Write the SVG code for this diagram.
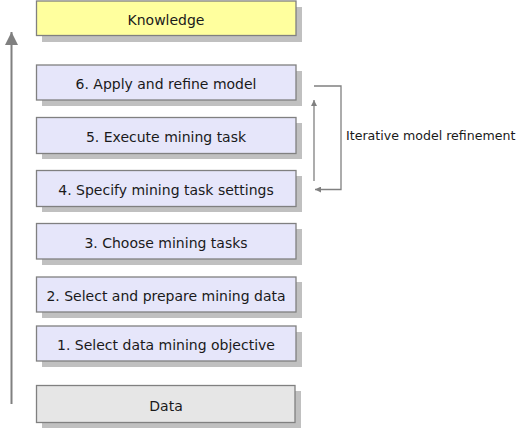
<svg xmlns="http://www.w3.org/2000/svg" width="527" height="430" viewBox="0 0 527 430">
<style>
.sh{fill:#c0c0c0}
.bx{stroke:#808080;stroke-width:1.3}
.step{fill:#e6e6fa}
.know{fill:#ffff9e}
.data{fill:#e6e6e6}
.t{font-family:"DejaVu Sans",sans-serif;font-size:14px;fill:#1a1a1a;text-anchor:middle}
.lbl{font-family:"DejaVu Sans",sans-serif;font-size:12.6px;fill:#1a1a1a}
.ln{fill:none;stroke:#808080;stroke-width:1.3}
</style>
<defs>
<marker id="ah" viewBox="0 0 10 10" refX="10" refY="5" markerWidth="9" markerHeight="6" markerUnits="userSpaceOnUse" orient="auto">
<path d="M0,0 L10,5 L0,10 z" fill="#808080"/>
</marker>
<marker id="big" viewBox="0 0 10 10" refX="10" refY="5" markerWidth="20" markerHeight="13" markerUnits="userSpaceOnUse" orient="auto">
<path d="M0,0 L10,5 L0,10 z" fill="#808080"/>
</marker>
</defs>
<g id="connectors">
<path class="ln" d="M11.5,404 L11.5,32" marker-end="url(#big)" style="stroke-width:2"/>
<path class="ln" d="M314,181 L314,100" marker-end="url(#ah)"/>
<path class="ln" d="M314,86 L341,86 L341,189.5 L315,189.5" marker-end="url(#ah)"/>
</g>
<g id="knowledge">
<rect class="sh" x="42" y="7" width="260" height="35"/>
<rect class="bx know" x="36.5" y="1" width="259.5" height="34.5"/>
<text class="t" x="166" y="24.5">Knowledge</text>
</g>
<g id="step6">
<rect class="sh" x="42" y="71" width="260" height="35"/>
<rect class="bx step" x="36.5" y="65" width="259.5" height="35"/>
<text class="t" x="166" y="88.5">6. Apply and refine model</text>
</g>
<g id="step5">
<rect class="sh" x="42" y="123" width="260" height="36"/>
<rect class="bx step" x="36.5" y="117.5" width="259.5" height="36"/>
<text class="t" x="166" y="141.5">5. Execute mining task</text>
</g>
<g id="step4">
<rect class="sh" x="42" y="176" width="260" height="36"/>
<rect class="bx step" x="36.5" y="170.5" width="259.5" height="36"/>
<text class="t" x="166" y="194.5">4. Specify mining task settings</text>
</g>
<g id="step3">
<rect class="sh" x="42" y="229" width="260" height="36"/>
<rect class="bx step" x="36.5" y="223.5" width="259.5" height="35.5"/>
<text class="t" x="166" y="247.5">3. Choose mining tasks</text>
</g>
<g id="step2">
<rect class="sh" x="42" y="282" width="260" height="36"/>
<rect class="bx step" x="36.5" y="277" width="259.5" height="35"/>
<text class="t" x="166" y="300.5">2. Select and prepare mining data</text>
</g>
<g id="step1">
<rect class="sh" x="42" y="332" width="260" height="35"/>
<rect class="bx step" x="36.5" y="326" width="259.5" height="35"/>
<text class="t" x="166" y="349.5">1. Select data mining objective</text>
</g>
<g id="data">
<rect class="sh" x="42" y="391" width="259" height="37"/>
<rect class="bx data" x="36.5" y="385.5" width="258.5" height="37"/>
<text class="t" x="166" y="410.5">Data</text>
</g>
<g id="label">
<text class="lbl" x="346" y="139.5">Iterative model refinement</text>
</g>
</svg>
----
Extract all the data above exactly, excluding every picture.

▶ **Response**
Write the SVG code for this diagram.
<svg xmlns="http://www.w3.org/2000/svg" width="527" height="430" viewBox="0 0 527 430">
<style>
.sh{fill:#c0c0c0}
.bx{stroke:#808080;stroke-width:1.3}
.step{fill:#e6e6fa}
.know{fill:#ffff9e}
.data{fill:#e6e6e6}
.t{font-family:"DejaVu Sans",sans-serif;font-size:14px;fill:#1a1a1a;text-anchor:middle}
.lbl{font-family:"DejaVu Sans",sans-serif;font-size:12.6px;fill:#1a1a1a}
.ln{fill:none;stroke:#808080;stroke-width:1.3}
</style>
<defs>
<marker id="ah" viewBox="0 0 10 10" refX="10" refY="5" markerWidth="9" markerHeight="6" markerUnits="userSpaceOnUse" orient="auto">
<path d="M0,0 L10,5 L0,10 z" fill="#808080"/>
</marker>
<marker id="big" viewBox="0 0 10 10" refX="10" refY="5" markerWidth="20" markerHeight="13" markerUnits="userSpaceOnUse" orient="auto">
<path d="M0,0 L10,5 L0,10 z" fill="#808080"/>
</marker>
</defs>
<g id="connectors">
<path class="ln" d="M11.5,404 L11.5,32" marker-end="url(#big)" style="stroke-width:2"/>
<path class="ln" d="M314,181 L314,100" marker-end="url(#ah)"/>
<path class="ln" d="M314,86 L341,86 L341,189.5 L315,189.5" marker-end="url(#ah)"/>
</g>
<g id="knowledge">
<rect class="sh" x="42" y="7" width="260" height="35"/>
<rect class="bx know" x="36.5" y="1" width="259.5" height="34.5"/>
<text class="t" x="166" y="24.5">Knowledge</text>
</g>
<g id="step6">
<rect class="sh" x="42" y="71" width="260" height="35"/>
<rect class="bx step" x="36.5" y="65" width="259.5" height="35"/>
<text class="t" x="166" y="88.5">6. Apply and refine model</text>
</g>
<g id="step5">
<rect class="sh" x="42" y="123" width="260" height="36"/>
<rect class="bx step" x="36.5" y="117.5" width="259.5" height="36"/>
<text class="t" x="166" y="141.5">5. Execute mining task</text>
</g>
<g id="step4">
<rect class="sh" x="42" y="176" width="260" height="36"/>
<rect class="bx step" x="36.5" y="170.5" width="259.5" height="36"/>
<text class="t" x="166" y="194.5">4. Specify mining task settings</text>
</g>
<g id="step3">
<rect class="sh" x="42" y="229" width="260" height="36"/>
<rect class="bx step" x="36.5" y="223.5" width="259.5" height="35.5"/>
<text class="t" x="166" y="247.5">3. Choose mining tasks</text>
</g>
<g id="step2">
<rect class="sh" x="42" y="282" width="260" height="36"/>
<rect class="bx step" x="36.5" y="277" width="259.5" height="35"/>
<text class="t" x="166" y="300.5">2. Select and prepare mining data</text>
</g>
<g id="step1">
<rect class="sh" x="42" y="332" width="260" height="35"/>
<rect class="bx step" x="36.5" y="326" width="259.5" height="35"/>
<text class="t" x="166" y="349.5">1. Select data mining objective</text>
</g>
<g id="data">
<rect class="sh" x="42" y="391" width="259" height="37"/>
<rect class="bx data" x="36.5" y="385.5" width="258.5" height="37"/>
<text class="t" x="166" y="410.5">Data</text>
</g>
<g id="label">
<text class="lbl" x="346" y="139.5">Iterative model refinement</text>
</g>
</svg>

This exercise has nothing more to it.